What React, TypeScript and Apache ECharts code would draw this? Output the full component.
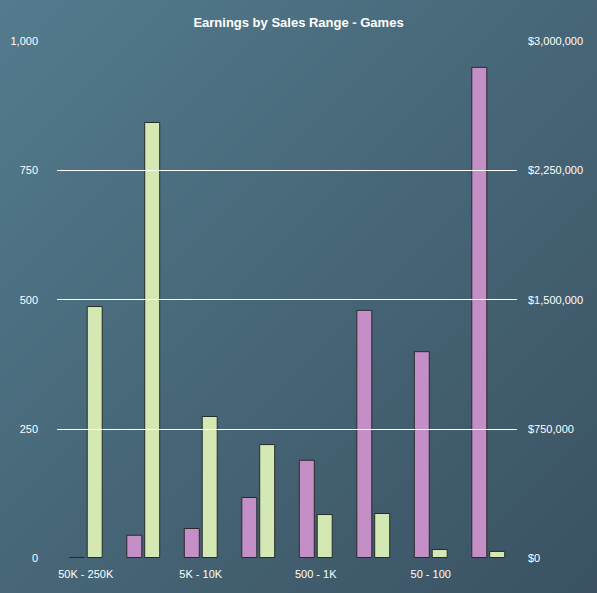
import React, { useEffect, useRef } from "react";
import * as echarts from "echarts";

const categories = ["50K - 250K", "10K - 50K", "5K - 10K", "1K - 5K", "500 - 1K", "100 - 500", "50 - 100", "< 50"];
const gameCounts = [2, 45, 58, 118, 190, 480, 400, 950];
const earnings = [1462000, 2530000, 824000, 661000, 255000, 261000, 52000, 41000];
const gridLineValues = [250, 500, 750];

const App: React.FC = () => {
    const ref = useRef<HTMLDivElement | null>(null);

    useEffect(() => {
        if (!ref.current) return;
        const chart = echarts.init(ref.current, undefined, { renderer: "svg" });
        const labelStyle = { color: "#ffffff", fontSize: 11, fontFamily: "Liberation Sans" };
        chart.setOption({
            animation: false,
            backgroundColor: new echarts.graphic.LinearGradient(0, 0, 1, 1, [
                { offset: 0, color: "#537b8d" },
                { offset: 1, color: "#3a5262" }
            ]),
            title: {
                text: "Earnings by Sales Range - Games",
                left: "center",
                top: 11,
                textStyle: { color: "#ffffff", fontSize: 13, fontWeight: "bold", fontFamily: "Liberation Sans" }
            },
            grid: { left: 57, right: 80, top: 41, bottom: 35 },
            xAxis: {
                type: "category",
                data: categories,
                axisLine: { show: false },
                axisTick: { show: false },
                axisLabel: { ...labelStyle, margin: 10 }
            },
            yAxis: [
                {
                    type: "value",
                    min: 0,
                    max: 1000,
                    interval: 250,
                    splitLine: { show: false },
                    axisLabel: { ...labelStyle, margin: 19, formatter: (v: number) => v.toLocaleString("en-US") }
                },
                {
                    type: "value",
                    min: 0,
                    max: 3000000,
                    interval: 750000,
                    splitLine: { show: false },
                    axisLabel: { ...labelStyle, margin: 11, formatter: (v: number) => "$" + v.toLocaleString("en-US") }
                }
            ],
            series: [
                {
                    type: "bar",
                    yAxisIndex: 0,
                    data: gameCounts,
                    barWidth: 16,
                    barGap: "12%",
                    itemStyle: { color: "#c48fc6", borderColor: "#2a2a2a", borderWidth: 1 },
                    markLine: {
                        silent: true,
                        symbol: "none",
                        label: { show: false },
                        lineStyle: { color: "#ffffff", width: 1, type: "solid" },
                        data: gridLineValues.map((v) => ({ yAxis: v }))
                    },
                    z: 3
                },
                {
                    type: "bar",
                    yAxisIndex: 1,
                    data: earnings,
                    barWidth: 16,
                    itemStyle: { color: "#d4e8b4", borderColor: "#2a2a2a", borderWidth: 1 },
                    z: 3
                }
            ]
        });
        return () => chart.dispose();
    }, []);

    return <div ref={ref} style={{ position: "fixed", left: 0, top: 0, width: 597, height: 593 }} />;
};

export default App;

◆ WORK TO COMPLETE ◆
Note how many lines in the listing above hold the string "React", then give only that figure.

◆ FULL OUTPUT ◆
3